Another current challenge Rooke feels the police face is that of changing the large range of point-based IT solutions that have evolved into silos - especially applications.

"There is a big push, at least in the NSW government, to make the most of exchanging and sharing data rather than have those agencies recreate it themselves at taxpayer expense. One of the big things that we are pushing is putting in policies and consolidating the tools that we are using - the applications, whether it's a digital camera, a still picture or video, audio recording as well as other types of devices that generate digital data.

"We are looking very closely at all of our data models to make sure the information that is captured is put in standard formats so that other tools and systems can work with it - so there's interoperability of the data as well as systems," Rooke says.

Acutely aware of the cultural dramas that attempts to force-fit applications onto the workforce can (and have) thrown up in the past, Rooke says the days of getting the worker to fit the product are over.

"There's an iterative view of applications now. We are able to put an application [in the field] and people can say 'no, I don't like that'. We use some of the [area] commands as guinea pigs and we test things a lot more.

"The new tools allow those iterative-type applications to be developed and [to] make changes to the front screens [and] the forms a lot quicker so that you can customise, get it right and then roll it out across the rest of the state," Rooke says.

Meanwhile, those above Rooke are coming to grips with the fact that swelling the ranks of the force with people carries an information effect as well as a budget effect.

"There is a realisation that for every extra uniform that you create and put out on the street... there is a support infrastructure behind them.
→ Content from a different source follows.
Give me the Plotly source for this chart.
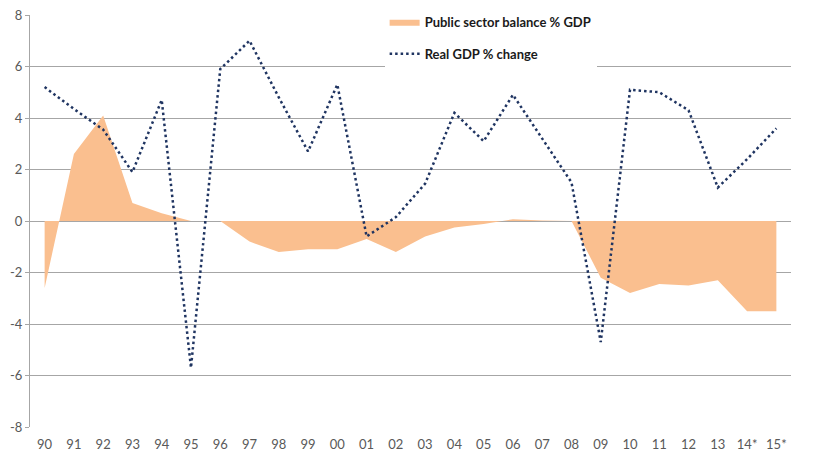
import plotly.graph_objects as go

years = ["90", "91", "92", "93", "94", "95", "96", "97", "98", "99", "00", "01", "02",
         "03", "04", "05", "06", "07", "08", "09", "10", "11", "12", "13", "14*", "15*"]

public_balance = [-2.6, 2.6, 4.1, 0.7, 0.3, 0.0, 0.0, -0.8, -1.2, -1.1, -1.1, -0.7, -1.2,
                  -0.6, -0.25, -0.12, 0.07, 0.02, 0.0, -2.2, -2.8, -2.45, -2.5, -2.3, -3.5, -3.5]

real_gdp = [5.2, 4.35, 3.55, 1.9, 4.7, -5.7, 5.9, 7.0, 4.8, 2.7, 5.3, -0.6, 0.15,
            1.45, 4.2, 3.1, 4.9, 3.2, 1.5, -4.7, 5.1, 5.0, 4.3, 1.3, 2.4, 3.6]

y_ticks = [-8, -6, -4, -2, 0, 2, 4, 6, 8]
y_tick_labels = ["-8", "-6", "-4", "-2", "0", "2", "4", "6", "8"]

grid = "#a6a6a6"
font_family = "Lato, 'Open Sans', sans-serif"

fig = go.Figure()

fig.add_trace(go.Scatter(
    x=years, y=public_balance, name="<b>Public sector balance % GDP</b>",
    mode="lines", line=dict(width=0, color="#FABF8F"),
    fill="tozeroy", fillcolor="#FABF8F",
    legendgroup="a", hoverinfo="skip",
))

fig.add_trace(go.Scatter(
    x=years, y=real_gdp, name="<b>Real GDP % change</b>",
    mode="lines", line=dict(width=2.5, color="#1F3461", dash="2.5px,3px"),
    legendgroup="b", hoverinfo="skip",
))

fig.update_layout(
    width=820, height=472,
    margin=dict(l=30, r=29, t=0, b=45, autoexpand=False),
    paper_bgcolor="white", plot_bgcolor="white",
    font=dict(family=font_family, size=13, color="#595959"),
    showlegend=True,
    legend=dict(
        x=0.466, y=0.984, xanchor="left", yanchor="top",
        bgcolor="white", borderwidth=0,
        font=dict(family=font_family, size=13, color="#1a1a1a"),
        tracegroupgap=12, traceorder="grouped",
    ),
    xaxis=dict(
        type="category", range=[-0.5, 25.5], automargin=False,
        showgrid=False, showline=False, zeroline=False,
        ticks="", ticklabelstandoff=8, tickfont=dict(size=13, color="#595959"),
        tickmode="array", tickvals=years, ticktext=years,
    ),
    yaxis=dict(
        domain=[0, 412 / 427], automargin=False,
        range=[-8, 8], tickmode="array", tickvals=y_ticks, ticktext=y_tick_labels,
        showgrid=True, gridcolor=grid, gridwidth=1,
        zeroline=True, zerolinecolor=grid, zerolinewidth=1,
        showline=True, linecolor=grid, linewidth=1,
        ticks="outside", ticklen=4, tickcolor=grid,
        tickfont=dict(size=13, color="#595959"),
    ),
)

fig.write_html("out.html", config={"displayModeBar": False},
               post_script="document.body.style.margin='0';")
Not just with computers, but with uniforms and logistics and vehicles and everything that goes with it.

"We are never going to have a budget that will allow us to replace all our systems in one go. They're too big and too complex to do that. So creating fairly open but secure data repositories is one of our big drivers, as are the mechanisms by which we can exchange that data," Rooke says.

Asked if the push for interpretability will yield dividends, Rooke insists the imperative behind good data goes well beyond the IT shop.

"We have huge amounts of information already - whether it's in the mainframe or open systems, applications or databases. Our big challenge is to get that information to the front line in a meaningful way. So that [police] are not delving through screens and screens, but [they have] the most relevant information right in front of them.

"They are quite often looking to make life-and-death decisions based on this information - particularly if they are about to arrest someone, or they've just pulled over a car," he says.